Absence and its depiction are ongoing themes of exploration in the work of Barbara Bloom. Flirtations between visibility and invisibility have made frequent appearances in the form of fingerprints, lipstick traces, watermarks, stains, shadows, footprints, erasures, redactions…
Another equally strong aspect of her work has been its relationship to literature. Bloom has said that she was perhaps meant to be a writer, probably a novelist, but somehow ended up standing in the wrong line, and inadvertently “signed up” to be a visual artist.
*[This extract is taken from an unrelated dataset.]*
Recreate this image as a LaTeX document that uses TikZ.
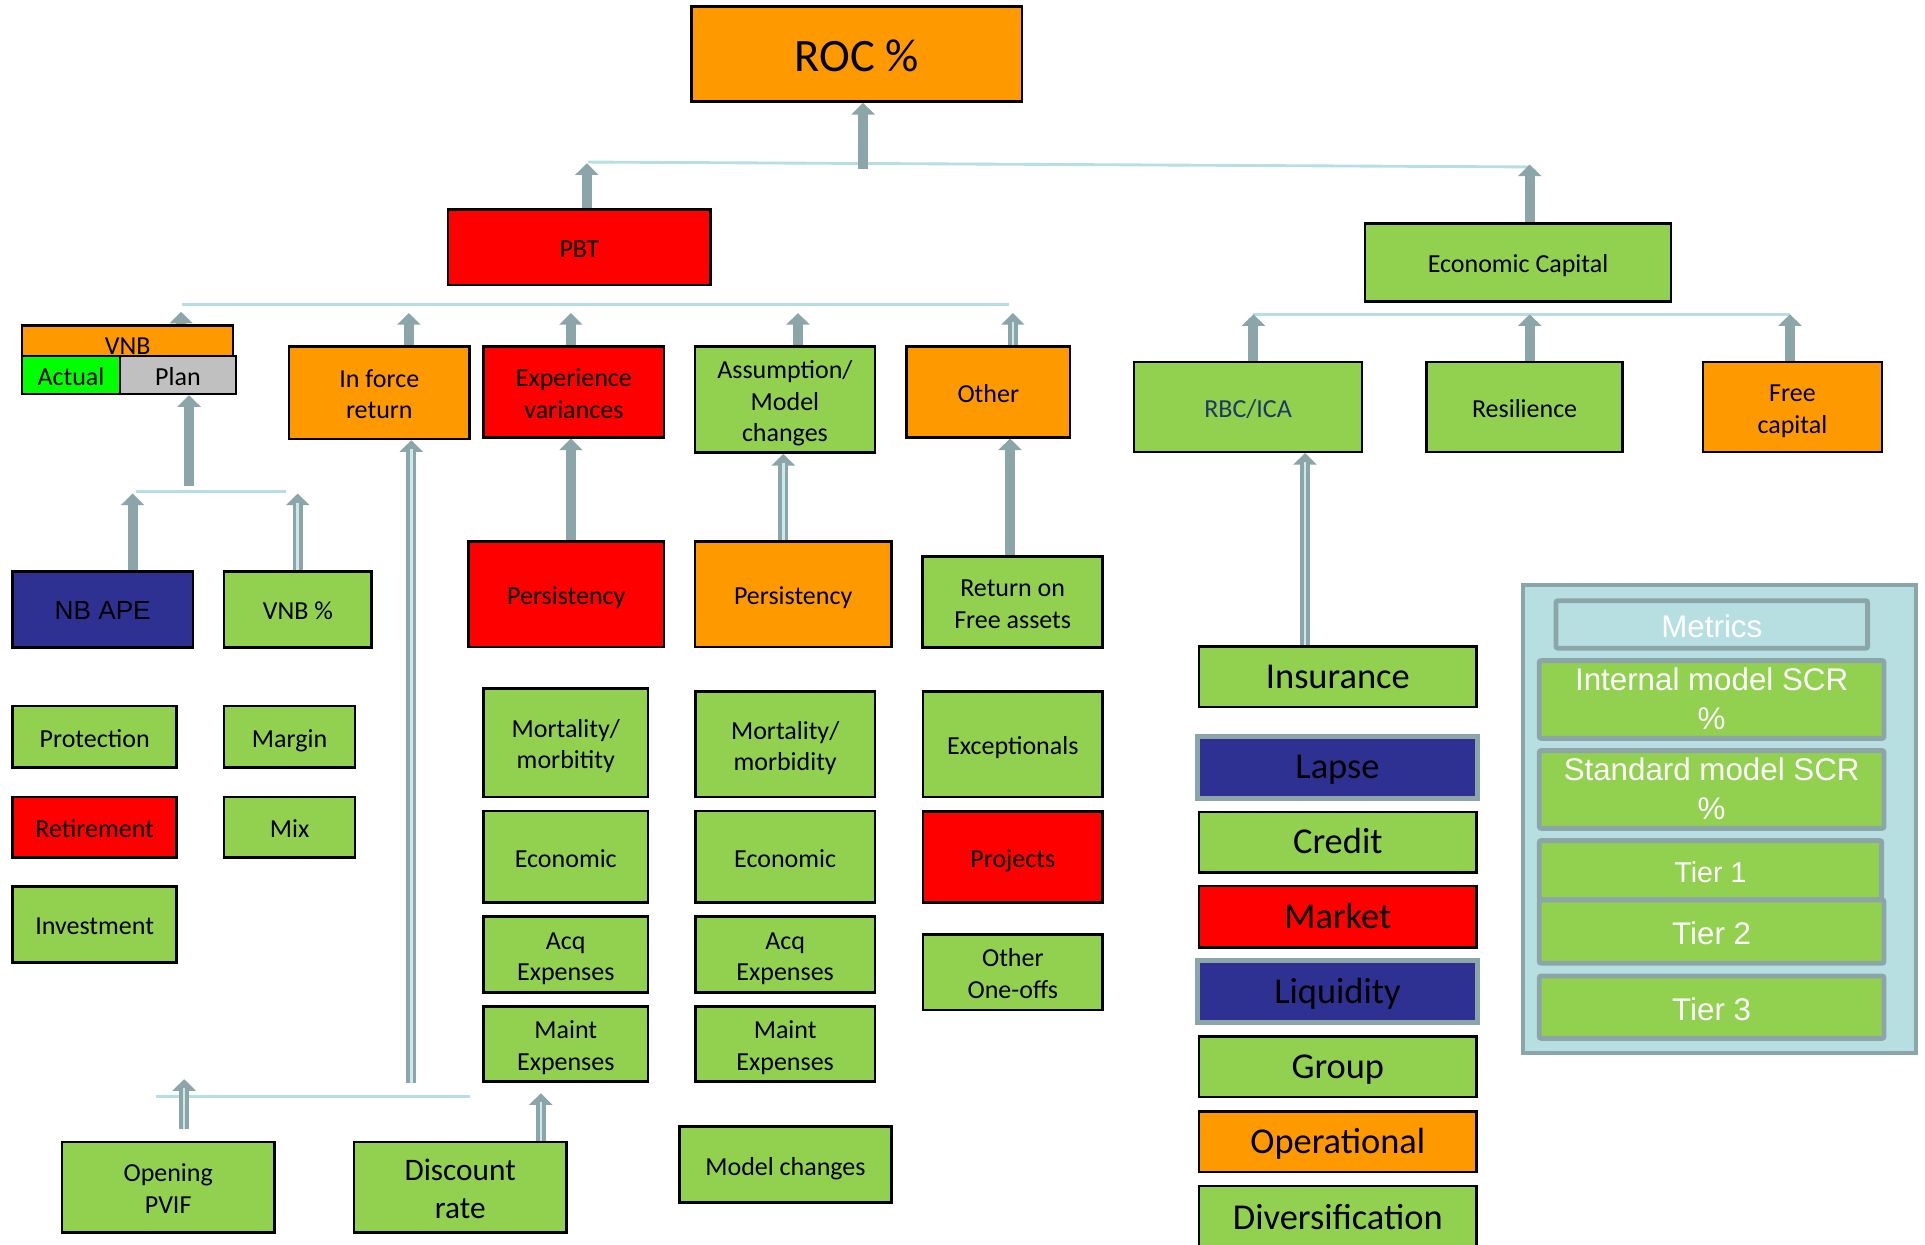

The absent and the literary come together in her exhibition "The Weather," in Oysterponds Historical Society's Old Point Schoolhouse. A long-time resident of Orient, Bloom has for years collected paintings of the sea – some sublime, some adequate, some less so. For this exhibition, she has chosen a variety of seascape paintings from the OHS collection, and has lined the walls of the Schoolhouse with works titled "The Sea, in Part": these seascapes in which the sea and the sky are partially obstructed from view by mats that reveal only glimpses of their drama or calm.
Additionally, there are carpets in a subtle shade of gray-green-blue, hovering at varying heights above the floor. The carpets have raised-dot patterns forming Braille texts, each with a different literary description of the weather. The exhibition accentuates the complexity of seeing. A blind person could read the carpet text, but would not be able to see what was being described, or see the seascapes. A sighted person cannot read the Braille, and could see only snippets of the seascapes, all leaving much to the imagination.